Me encerraría gustosa en la Sala Leopoldo Lugones, sólo porque ella conoce uno de mis secretos mejor guardados. Pero la tormenta de anoche dejó como saldo una tarde de domingo que implora aire libre y, engañada como una colegiala, enroco el agua sagrada que baña las costas de Rivera Norte por el símbolo nipón que vive atrapado en Buenos Aires.

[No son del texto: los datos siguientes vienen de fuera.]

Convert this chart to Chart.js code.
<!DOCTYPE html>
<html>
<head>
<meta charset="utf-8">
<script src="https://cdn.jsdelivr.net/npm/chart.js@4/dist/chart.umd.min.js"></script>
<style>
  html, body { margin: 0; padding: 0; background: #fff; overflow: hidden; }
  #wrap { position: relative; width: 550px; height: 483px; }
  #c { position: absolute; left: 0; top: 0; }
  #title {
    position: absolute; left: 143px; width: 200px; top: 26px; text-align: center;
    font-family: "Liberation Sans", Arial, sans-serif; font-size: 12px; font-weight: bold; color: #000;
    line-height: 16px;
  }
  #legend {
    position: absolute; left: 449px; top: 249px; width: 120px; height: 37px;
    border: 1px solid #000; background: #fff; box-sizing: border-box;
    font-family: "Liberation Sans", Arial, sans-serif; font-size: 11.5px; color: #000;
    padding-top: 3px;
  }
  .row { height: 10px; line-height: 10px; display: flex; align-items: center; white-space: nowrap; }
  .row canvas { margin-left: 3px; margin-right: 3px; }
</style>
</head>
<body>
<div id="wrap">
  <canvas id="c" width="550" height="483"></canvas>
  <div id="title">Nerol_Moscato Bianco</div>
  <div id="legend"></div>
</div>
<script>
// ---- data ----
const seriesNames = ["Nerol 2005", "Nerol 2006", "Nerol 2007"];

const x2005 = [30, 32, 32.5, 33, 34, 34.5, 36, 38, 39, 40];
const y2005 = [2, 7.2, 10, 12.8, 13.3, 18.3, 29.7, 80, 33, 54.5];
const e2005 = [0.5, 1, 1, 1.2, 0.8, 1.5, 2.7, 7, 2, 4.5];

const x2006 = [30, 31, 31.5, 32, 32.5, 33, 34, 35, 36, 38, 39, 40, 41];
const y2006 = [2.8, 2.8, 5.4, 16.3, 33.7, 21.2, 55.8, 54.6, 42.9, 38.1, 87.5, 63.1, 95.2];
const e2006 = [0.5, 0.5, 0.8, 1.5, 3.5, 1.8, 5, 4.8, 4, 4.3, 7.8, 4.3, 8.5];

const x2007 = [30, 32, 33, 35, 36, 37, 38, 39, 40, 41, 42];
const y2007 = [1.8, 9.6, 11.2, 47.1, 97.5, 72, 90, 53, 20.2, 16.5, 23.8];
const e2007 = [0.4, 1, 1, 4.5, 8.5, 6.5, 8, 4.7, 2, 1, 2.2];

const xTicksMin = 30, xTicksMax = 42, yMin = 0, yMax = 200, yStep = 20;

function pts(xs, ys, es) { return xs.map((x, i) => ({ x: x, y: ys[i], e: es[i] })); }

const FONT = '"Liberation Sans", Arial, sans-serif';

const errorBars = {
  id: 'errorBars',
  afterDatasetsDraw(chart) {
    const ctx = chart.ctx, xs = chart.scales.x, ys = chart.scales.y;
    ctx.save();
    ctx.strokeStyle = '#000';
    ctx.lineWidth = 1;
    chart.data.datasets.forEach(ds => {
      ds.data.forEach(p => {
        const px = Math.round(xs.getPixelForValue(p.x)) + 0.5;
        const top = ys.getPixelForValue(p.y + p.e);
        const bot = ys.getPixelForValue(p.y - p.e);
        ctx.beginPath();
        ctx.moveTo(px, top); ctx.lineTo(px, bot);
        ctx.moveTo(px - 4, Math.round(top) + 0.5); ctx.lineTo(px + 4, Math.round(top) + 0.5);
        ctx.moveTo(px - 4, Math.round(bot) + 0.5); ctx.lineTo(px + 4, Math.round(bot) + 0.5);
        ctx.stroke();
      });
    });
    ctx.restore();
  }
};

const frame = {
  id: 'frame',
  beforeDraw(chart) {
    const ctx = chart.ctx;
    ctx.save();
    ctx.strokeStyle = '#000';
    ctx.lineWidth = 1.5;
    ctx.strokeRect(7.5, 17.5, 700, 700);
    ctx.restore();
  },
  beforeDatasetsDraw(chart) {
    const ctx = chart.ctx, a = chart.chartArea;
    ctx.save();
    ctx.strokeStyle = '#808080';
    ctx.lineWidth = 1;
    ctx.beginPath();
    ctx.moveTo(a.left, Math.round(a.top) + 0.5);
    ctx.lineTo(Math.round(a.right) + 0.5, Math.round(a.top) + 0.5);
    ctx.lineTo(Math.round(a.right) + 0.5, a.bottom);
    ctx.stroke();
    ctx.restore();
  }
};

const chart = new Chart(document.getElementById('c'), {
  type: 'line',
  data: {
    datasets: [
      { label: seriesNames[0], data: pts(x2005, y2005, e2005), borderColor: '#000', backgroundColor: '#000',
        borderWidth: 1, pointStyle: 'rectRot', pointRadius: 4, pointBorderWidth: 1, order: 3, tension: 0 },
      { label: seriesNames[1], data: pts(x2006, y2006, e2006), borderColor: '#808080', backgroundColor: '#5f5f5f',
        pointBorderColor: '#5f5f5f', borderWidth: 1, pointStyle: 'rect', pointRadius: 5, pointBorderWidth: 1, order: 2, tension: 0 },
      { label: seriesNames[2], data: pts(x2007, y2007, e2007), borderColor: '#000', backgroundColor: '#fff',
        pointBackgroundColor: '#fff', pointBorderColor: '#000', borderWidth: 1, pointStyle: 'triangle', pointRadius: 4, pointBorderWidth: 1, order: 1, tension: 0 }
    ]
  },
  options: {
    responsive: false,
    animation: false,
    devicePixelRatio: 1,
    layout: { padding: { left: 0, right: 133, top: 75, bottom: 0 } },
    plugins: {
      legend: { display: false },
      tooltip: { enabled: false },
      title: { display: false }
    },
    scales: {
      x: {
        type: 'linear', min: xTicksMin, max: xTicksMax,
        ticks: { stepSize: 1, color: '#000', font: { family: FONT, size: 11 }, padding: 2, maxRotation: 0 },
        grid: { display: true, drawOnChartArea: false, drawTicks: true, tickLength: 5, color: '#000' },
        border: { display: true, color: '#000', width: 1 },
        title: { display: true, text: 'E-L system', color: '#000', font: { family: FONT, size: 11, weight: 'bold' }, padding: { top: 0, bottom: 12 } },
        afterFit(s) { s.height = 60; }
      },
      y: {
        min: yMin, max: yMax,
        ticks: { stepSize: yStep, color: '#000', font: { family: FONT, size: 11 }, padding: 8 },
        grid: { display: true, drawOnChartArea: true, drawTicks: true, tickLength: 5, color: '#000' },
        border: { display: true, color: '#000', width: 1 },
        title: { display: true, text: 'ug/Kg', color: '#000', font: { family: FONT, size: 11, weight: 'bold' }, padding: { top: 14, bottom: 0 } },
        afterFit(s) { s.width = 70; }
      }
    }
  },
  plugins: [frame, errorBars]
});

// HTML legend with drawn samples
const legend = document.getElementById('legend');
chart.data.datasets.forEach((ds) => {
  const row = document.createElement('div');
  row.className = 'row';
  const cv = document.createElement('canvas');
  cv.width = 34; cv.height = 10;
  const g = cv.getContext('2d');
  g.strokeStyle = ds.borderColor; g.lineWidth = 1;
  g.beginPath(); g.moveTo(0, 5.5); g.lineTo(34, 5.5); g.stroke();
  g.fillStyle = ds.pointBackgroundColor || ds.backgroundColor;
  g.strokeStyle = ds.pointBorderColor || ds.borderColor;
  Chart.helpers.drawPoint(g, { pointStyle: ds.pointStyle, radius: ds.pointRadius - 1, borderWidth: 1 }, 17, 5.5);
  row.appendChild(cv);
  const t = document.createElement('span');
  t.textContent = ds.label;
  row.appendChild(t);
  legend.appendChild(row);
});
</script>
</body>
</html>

Le tengo especial aprecio porque en el tiempo en el que yo dormía en mí me dejé llenar el cuerpo de muchísimas hormiguitas sin horrorizarme, y también porque esa cuadrícula de pasto y cemento me hacen pensar en el País De Las Maravillas, y en la nueva puertita de Alicia que se abrió para mí.
Claro, no fui la única que tuvo esta gran idea, y de repente somos muchos y yo me volví tan ermitaña que los cuerpos yendo y viniendo, susurrando o a los gritos, me dan alergia.
De todas formas, una piedra oficia de banquito y una garcita bueyera (el tipo sabe, se hace el humilde pero la tiene atada) hace las delicias de los que estamos atentos.
Voy a volver un día de semana, en un horario absurdo, a entrecerrar los ojos y ser Oriente.